One of my favorite trees, a beautifully shaped Chinese Chestnut in the front yard, had taken a hit. There’s nothing to be done but cut the broken pieces out and live with a lopsided tree. It’s sad, but I could as easily controlled this outcome as I could have controlled the wind.

I was talking with my grounds manager at work today when she dropped off a pruning book for me to borrow. I told her this makes me even more interested in planting trees for the future, though I know that when I do that I open myself up to heartache when things go awry. “Yes, but nothing ventured, nothing gained,” was her reply.

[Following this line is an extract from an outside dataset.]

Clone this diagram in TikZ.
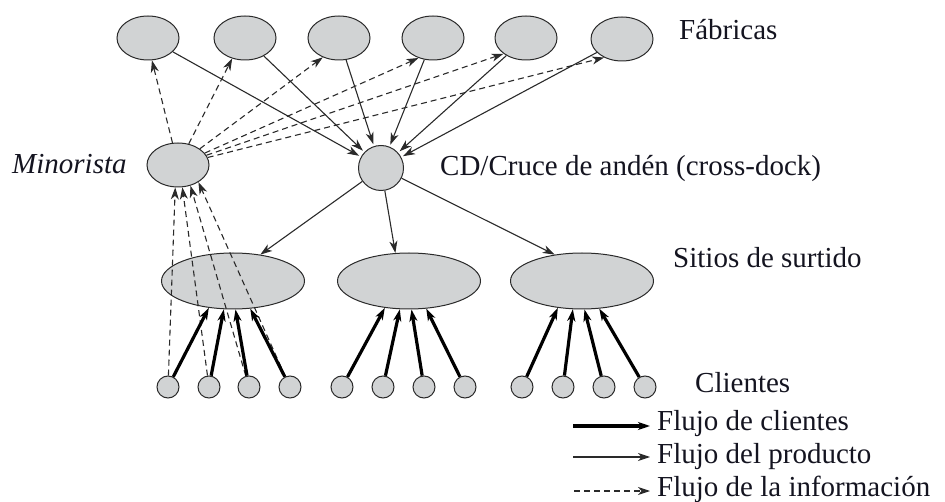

And I think that’s very apt advice that applies not only to trees, but to the farm and the whole of a life lived on it.
September 30th, 2010 §
I was on a walk a few nights ago when I looked up and lo and behold, right before me was a holy grail I’d searched for since moving to the farm. Native persimmons, or the poetic diospyros virginiana!

This particular tree was maybe 20 feet tall and growing at the edge of the woods along a road. Its branches were full of orange fruit. I picked up a persimmon that had fallen to the ground and took a bite. It was a delightful taste I’d never experienced—and very different from the cultivated Japanese persimmons I’ve bought in stores and greatly enjoyed. This wild persimmon tasted like jellied honeysuckle, if you can imagine that.
I couldn’t believe my fortune and gathered a couple of the less-rotten looking fruits and ate them for dessert tonight. I kept the seeds and will plant them to try to grow my own trees. Though research tells me that the optimum fruit-bearing age for native persimmons is 25 to 50 years, with luck I may start to enjoy fruit by my mid-forties!
In the meantime, I plan to brave the ticks to again walk my woods looking for my own wild-growing tree. And last year I planted a tiny Fuyu persimmon tree, just to hedge my bets!